| What the task requires |
Leaving the pictures out, print the lines from the first line of the listing through the line containing "return (x - PL) / pw", exactly as they read, and no others.

| Data shown |
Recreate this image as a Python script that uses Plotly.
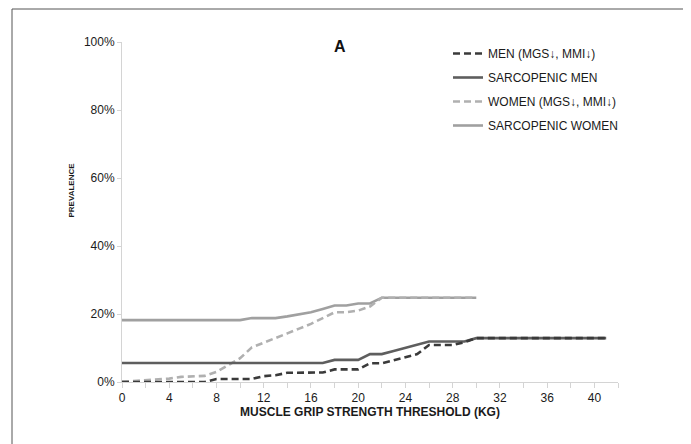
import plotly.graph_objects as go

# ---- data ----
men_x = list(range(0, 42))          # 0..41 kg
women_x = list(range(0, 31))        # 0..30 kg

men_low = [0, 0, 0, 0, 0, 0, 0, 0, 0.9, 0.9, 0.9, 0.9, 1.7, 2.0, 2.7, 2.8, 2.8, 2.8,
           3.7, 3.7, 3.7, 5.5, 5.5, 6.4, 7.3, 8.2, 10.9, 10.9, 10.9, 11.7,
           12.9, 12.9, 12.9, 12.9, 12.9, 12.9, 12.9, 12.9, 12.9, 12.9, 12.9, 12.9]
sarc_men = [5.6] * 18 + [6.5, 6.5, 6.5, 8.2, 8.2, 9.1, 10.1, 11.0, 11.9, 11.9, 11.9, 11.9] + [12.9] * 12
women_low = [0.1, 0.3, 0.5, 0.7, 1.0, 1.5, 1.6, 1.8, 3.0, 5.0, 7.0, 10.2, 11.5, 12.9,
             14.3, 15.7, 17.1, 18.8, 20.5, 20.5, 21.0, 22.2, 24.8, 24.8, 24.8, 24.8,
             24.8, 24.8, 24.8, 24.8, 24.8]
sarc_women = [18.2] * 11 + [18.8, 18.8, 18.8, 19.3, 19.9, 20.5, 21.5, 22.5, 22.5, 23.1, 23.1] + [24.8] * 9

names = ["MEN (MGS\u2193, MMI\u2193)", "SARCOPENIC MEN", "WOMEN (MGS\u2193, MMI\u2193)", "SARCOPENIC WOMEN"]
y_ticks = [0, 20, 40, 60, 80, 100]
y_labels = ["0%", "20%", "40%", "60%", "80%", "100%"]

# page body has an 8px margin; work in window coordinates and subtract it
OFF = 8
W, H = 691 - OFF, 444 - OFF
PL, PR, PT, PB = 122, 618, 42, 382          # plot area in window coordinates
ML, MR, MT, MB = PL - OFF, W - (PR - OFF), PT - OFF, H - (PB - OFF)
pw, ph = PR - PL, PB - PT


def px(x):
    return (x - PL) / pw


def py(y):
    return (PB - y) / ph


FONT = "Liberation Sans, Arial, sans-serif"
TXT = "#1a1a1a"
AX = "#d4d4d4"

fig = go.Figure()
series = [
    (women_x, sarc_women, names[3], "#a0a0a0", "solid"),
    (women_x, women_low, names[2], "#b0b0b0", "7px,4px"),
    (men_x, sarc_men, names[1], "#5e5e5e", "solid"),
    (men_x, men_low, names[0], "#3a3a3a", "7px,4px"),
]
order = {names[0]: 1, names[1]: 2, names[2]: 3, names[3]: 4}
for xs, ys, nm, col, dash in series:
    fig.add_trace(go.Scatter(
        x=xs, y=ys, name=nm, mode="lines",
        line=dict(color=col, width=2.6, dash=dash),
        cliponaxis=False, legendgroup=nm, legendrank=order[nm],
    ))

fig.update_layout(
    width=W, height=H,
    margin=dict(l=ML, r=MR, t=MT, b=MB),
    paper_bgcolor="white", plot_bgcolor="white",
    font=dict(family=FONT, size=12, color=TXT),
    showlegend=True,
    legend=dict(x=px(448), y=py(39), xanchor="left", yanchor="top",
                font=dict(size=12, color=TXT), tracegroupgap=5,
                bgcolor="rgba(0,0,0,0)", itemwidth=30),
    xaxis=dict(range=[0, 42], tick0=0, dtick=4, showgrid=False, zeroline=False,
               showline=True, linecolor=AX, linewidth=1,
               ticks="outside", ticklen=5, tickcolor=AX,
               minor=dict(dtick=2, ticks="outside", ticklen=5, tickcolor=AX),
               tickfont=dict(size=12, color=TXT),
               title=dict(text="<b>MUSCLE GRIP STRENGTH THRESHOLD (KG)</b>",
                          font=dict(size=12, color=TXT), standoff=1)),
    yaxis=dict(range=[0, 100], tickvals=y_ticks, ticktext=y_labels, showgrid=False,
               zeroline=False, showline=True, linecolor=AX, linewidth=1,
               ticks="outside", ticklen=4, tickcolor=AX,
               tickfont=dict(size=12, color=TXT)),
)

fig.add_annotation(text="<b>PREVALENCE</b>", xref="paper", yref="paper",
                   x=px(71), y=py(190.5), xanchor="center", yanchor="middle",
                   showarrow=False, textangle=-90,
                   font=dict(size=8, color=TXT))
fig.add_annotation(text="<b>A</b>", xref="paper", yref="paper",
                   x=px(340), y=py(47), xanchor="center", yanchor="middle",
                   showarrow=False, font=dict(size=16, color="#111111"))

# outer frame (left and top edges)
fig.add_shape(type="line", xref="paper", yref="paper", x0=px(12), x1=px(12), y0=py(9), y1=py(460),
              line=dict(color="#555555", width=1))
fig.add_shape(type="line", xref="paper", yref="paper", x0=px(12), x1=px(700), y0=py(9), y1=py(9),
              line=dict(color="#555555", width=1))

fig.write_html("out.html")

| Answer to this exercise |
Recreate this image as a Python script that uses Plotly.
import plotly.graph_objects as go

# ---- data ----
men_x = list(range(0, 42))          # 0..41 kg
women_x = list(range(0, 31))        # 0..30 kg

men_low = [0, 0, 0, 0, 0, 0, 0, 0, 0.9, 0.9, 0.9, 0.9, 1.7, 2.0, 2.7, 2.8, 2.8, 2.8,
           3.7, 3.7, 3.7, 5.5, 5.5, 6.4, 7.3, 8.2, 10.9, 10.9, 10.9, 11.7,
           12.9, 12.9, 12.9, 12.9, 12.9, 12.9, 12.9, 12.9, 12.9, 12.9, 12.9, 12.9]
sarc_men = [5.6] * 18 + [6.5, 6.5, 6.5, 8.2, 8.2, 9.1, 10.1, 11.0, 11.9, 11.9, 11.9, 11.9] + [12.9] * 12
women_low = [0.1, 0.3, 0.5, 0.7, 1.0, 1.5, 1.6, 1.8, 3.0, 5.0, 7.0, 10.2, 11.5, 12.9,
             14.3, 15.7, 17.1, 18.8, 20.5, 20.5, 21.0, 22.2, 24.8, 24.8, 24.8, 24.8,
             24.8, 24.8, 24.8, 24.8, 24.8]
sarc_women = [18.2] * 11 + [18.8, 18.8, 18.8, 19.3, 19.9, 20.5, 21.5, 22.5, 22.5, 23.1, 23.1] + [24.8] * 9

names = ["MEN (MGS\u2193, MMI\u2193)", "SARCOPENIC MEN", "WOMEN (MGS\u2193, MMI\u2193)", "SARCOPENIC WOMEN"]
y_ticks = [0, 20, 40, 60, 80, 100]
y_labels = ["0%", "20%", "40%", "60%", "80%", "100%"]

# page body has an 8px margin; work in window coordinates and subtract it
OFF = 8
W, H = 691 - OFF, 444 - OFF
PL, PR, PT, PB = 122, 618, 42, 382          # plot area in window coordinates
ML, MR, MT, MB = PL - OFF, W - (PR - OFF), PT - OFF, H - (PB - OFF)
pw, ph = PR - PL, PB - PT


def px(x):
    return (x - PL) / pw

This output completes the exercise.